Objective. Could you copy exactly the lines from the start of the records through the one containing "from matplotlib.lines import Line2D", both included, and leave out the pictures?

Code that draws figures.

------------

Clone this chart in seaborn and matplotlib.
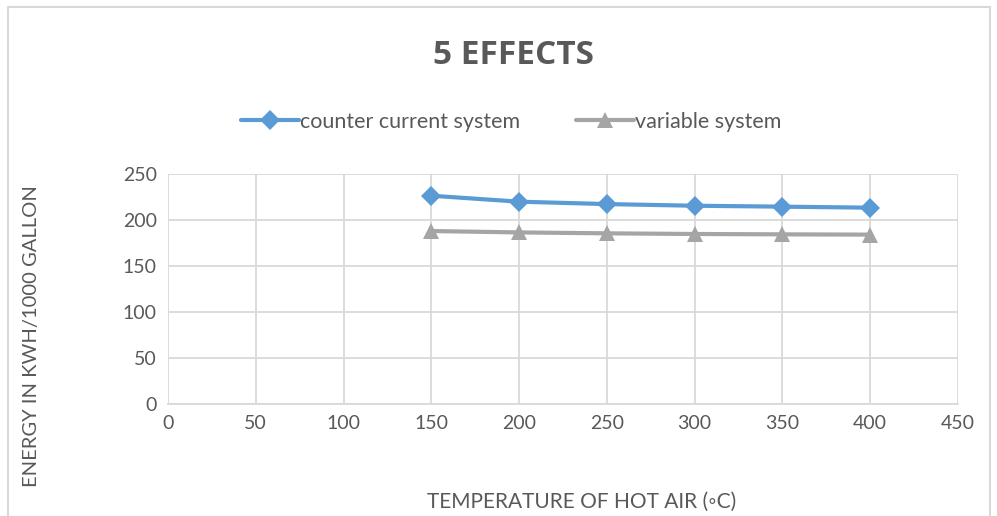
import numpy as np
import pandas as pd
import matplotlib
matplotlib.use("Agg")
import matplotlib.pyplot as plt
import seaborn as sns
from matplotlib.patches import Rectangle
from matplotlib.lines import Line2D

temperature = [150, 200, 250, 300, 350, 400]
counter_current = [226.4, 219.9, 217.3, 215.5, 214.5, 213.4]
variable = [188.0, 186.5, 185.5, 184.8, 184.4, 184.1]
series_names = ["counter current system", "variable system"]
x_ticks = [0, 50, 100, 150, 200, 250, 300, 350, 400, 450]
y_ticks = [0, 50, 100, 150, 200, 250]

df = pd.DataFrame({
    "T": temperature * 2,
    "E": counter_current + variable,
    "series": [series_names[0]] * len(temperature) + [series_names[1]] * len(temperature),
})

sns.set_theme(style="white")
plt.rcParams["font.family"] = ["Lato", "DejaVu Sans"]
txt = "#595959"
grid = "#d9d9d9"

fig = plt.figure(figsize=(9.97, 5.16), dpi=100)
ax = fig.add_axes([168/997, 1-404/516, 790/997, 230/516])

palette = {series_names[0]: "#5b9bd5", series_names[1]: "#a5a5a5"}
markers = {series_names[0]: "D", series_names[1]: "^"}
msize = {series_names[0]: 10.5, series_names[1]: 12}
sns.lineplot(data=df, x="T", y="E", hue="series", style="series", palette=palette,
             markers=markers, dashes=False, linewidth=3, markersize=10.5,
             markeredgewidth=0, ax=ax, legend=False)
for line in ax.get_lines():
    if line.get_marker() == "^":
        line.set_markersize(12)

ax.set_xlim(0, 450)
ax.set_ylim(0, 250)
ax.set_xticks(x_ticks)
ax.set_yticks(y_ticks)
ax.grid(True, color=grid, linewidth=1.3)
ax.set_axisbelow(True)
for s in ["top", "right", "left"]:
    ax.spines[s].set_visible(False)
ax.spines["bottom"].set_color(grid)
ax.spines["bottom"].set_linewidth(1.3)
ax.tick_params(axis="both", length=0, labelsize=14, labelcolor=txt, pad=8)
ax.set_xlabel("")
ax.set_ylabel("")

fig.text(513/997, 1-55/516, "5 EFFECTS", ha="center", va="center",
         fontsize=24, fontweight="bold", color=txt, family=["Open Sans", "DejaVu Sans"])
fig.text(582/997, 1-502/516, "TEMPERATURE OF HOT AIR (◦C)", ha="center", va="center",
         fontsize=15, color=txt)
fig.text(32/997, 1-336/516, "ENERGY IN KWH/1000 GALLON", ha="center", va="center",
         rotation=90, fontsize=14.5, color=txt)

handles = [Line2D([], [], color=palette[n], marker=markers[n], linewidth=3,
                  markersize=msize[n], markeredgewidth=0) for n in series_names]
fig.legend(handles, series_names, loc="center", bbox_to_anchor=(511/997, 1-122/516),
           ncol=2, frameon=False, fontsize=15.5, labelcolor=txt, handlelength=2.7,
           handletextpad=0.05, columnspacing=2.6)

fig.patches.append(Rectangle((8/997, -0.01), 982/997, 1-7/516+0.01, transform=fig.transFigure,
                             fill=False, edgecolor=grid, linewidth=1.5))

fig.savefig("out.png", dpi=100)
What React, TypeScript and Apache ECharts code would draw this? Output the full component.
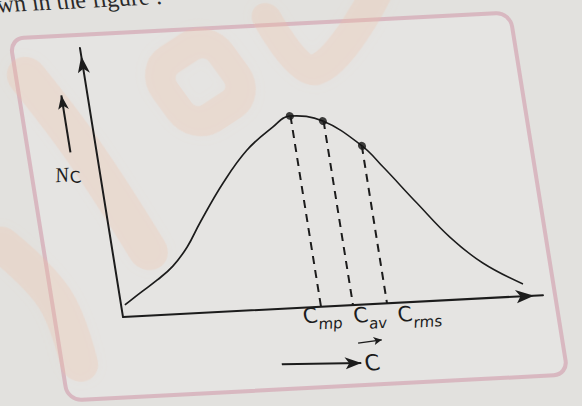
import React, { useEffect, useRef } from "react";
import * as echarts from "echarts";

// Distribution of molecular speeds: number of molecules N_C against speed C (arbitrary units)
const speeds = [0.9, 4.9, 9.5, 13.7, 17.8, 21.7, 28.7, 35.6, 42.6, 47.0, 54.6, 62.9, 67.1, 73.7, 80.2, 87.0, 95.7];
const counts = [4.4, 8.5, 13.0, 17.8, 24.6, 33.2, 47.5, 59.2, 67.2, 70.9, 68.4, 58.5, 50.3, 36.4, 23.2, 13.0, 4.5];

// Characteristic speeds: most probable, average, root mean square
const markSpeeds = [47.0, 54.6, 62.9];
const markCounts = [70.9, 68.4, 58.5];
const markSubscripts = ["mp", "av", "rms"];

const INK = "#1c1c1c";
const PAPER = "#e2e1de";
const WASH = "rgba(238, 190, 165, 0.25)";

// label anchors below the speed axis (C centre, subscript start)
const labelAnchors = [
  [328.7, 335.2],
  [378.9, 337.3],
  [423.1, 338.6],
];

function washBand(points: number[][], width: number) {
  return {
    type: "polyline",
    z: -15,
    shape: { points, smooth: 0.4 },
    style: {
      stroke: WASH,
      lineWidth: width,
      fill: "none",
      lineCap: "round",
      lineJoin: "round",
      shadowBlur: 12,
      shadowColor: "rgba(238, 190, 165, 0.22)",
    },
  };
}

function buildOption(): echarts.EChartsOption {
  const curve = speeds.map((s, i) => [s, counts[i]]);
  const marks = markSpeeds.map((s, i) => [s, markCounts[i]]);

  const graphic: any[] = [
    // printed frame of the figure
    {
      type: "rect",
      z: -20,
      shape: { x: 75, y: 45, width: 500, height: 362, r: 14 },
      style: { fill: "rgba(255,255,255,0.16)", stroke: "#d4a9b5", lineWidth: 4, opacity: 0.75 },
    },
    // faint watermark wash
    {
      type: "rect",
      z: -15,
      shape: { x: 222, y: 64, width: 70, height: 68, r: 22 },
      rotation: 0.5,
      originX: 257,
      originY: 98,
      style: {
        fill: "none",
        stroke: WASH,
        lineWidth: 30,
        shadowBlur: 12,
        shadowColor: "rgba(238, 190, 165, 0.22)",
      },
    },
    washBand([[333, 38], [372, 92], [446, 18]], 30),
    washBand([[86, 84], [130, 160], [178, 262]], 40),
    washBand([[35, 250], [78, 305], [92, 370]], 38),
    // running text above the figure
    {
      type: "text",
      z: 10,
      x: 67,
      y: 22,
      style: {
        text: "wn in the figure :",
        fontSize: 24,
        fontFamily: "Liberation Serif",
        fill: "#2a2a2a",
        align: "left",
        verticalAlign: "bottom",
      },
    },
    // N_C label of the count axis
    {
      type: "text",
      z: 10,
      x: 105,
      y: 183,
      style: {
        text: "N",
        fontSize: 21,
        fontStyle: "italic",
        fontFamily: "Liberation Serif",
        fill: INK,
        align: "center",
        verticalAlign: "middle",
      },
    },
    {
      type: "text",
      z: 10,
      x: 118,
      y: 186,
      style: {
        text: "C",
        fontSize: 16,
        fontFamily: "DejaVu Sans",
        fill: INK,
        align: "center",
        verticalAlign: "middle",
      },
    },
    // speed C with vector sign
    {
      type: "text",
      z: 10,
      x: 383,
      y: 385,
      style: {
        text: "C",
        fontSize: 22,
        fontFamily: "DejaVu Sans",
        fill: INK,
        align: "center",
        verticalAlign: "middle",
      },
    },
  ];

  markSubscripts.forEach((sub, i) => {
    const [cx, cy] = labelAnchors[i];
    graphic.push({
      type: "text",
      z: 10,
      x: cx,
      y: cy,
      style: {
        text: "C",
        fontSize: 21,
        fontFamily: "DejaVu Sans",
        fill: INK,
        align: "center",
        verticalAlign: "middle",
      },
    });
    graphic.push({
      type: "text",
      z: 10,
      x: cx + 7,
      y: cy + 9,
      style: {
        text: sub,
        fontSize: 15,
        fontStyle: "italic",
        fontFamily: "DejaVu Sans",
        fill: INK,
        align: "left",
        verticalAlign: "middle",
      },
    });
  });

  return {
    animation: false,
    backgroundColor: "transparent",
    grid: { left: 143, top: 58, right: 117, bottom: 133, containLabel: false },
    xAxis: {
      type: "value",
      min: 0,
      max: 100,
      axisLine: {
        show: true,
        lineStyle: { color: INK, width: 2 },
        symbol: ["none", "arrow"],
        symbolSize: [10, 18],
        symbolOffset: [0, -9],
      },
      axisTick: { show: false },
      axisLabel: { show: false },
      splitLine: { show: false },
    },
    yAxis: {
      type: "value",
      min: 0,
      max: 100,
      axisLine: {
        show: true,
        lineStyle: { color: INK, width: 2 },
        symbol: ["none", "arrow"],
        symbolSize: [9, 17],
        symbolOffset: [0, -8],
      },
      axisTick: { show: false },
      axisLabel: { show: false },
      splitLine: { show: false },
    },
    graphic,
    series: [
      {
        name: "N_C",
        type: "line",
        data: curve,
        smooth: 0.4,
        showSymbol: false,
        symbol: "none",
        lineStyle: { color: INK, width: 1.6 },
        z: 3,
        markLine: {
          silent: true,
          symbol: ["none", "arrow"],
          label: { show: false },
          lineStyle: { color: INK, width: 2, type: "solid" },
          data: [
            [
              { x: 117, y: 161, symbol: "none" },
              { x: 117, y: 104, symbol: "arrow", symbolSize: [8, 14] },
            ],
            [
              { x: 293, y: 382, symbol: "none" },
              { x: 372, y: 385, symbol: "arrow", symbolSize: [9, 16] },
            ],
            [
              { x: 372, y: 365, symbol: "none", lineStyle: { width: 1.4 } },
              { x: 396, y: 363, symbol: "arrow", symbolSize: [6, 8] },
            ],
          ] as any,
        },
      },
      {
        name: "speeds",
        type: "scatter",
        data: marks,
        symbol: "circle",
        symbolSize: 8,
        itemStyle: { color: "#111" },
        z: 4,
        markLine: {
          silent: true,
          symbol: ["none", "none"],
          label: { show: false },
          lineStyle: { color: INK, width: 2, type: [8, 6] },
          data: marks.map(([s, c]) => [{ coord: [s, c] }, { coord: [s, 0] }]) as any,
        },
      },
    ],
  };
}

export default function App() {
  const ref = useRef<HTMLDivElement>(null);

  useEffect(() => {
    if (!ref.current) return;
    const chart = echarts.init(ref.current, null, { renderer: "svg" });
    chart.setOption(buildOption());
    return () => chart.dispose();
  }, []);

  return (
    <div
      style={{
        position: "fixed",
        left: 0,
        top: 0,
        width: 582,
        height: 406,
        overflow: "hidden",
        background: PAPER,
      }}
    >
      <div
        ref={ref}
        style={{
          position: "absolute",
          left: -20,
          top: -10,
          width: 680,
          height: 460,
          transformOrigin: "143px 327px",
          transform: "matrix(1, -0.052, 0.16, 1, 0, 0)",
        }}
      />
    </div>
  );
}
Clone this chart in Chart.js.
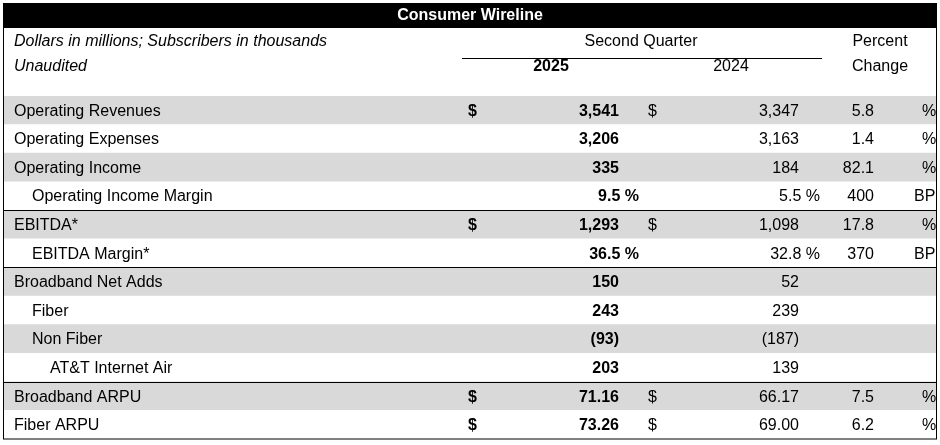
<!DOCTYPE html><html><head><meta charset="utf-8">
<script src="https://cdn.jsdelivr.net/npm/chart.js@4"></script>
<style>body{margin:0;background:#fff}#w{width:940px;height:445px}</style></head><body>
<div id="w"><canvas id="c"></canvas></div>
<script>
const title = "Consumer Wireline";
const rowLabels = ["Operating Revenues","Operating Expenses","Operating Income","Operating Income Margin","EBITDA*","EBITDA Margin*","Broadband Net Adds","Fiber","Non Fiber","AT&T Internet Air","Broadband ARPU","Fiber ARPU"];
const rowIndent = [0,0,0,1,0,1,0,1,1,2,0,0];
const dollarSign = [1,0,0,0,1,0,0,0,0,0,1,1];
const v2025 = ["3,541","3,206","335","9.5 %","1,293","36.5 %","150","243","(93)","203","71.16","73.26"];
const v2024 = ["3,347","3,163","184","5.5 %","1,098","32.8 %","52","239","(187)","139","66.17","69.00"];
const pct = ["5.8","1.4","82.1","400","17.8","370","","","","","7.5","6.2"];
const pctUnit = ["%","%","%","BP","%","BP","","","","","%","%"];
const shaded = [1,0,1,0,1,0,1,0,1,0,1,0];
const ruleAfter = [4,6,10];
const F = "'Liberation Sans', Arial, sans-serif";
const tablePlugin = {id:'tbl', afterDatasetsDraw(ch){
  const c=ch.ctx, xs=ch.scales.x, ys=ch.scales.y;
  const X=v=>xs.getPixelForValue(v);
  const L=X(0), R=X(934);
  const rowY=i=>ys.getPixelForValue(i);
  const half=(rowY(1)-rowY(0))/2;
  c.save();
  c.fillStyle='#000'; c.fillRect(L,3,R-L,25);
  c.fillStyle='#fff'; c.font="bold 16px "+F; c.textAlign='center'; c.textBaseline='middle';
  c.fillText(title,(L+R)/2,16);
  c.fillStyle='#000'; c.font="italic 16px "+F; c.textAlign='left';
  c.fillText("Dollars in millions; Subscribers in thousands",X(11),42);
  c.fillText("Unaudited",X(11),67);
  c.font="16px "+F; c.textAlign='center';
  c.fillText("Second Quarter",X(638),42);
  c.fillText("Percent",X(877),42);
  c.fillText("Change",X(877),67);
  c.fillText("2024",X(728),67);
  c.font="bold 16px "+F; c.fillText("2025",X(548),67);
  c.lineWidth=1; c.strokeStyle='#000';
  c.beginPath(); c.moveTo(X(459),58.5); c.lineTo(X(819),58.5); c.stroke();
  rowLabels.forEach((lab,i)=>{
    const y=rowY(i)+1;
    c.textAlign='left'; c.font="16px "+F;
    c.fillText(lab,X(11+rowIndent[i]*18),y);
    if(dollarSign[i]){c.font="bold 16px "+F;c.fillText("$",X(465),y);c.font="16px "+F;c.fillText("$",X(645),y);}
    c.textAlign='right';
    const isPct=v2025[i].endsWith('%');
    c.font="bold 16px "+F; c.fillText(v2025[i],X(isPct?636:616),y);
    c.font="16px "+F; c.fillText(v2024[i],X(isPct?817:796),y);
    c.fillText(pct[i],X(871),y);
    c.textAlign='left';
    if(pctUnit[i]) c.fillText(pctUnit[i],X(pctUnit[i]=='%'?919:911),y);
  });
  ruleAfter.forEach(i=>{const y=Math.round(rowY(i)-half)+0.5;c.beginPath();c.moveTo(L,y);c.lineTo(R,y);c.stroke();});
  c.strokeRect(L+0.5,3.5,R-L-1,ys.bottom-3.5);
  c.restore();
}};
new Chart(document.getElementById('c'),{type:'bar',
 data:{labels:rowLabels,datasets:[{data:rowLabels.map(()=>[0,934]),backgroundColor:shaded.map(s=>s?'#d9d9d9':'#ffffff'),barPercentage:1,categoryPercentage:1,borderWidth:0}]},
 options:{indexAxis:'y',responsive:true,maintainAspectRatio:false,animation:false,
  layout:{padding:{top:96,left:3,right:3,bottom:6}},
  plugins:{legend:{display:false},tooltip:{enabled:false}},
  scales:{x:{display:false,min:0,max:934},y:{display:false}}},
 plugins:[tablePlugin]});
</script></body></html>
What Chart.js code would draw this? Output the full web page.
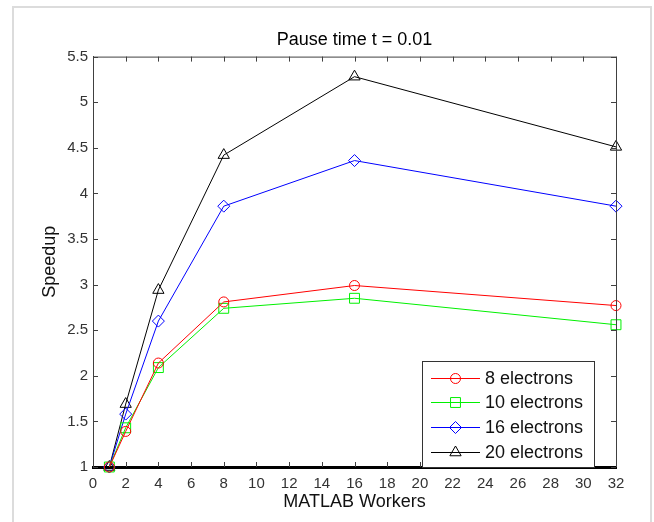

------------

Written answer.
Clone this chart in seaborn and matplotlib.
import numpy as np
import pandas as pd
import matplotlib
matplotlib.use("Agg")
import matplotlib.pyplot as plt
import seaborn as sns
from matplotlib.patches import Rectangle
from matplotlib.lines import Line2D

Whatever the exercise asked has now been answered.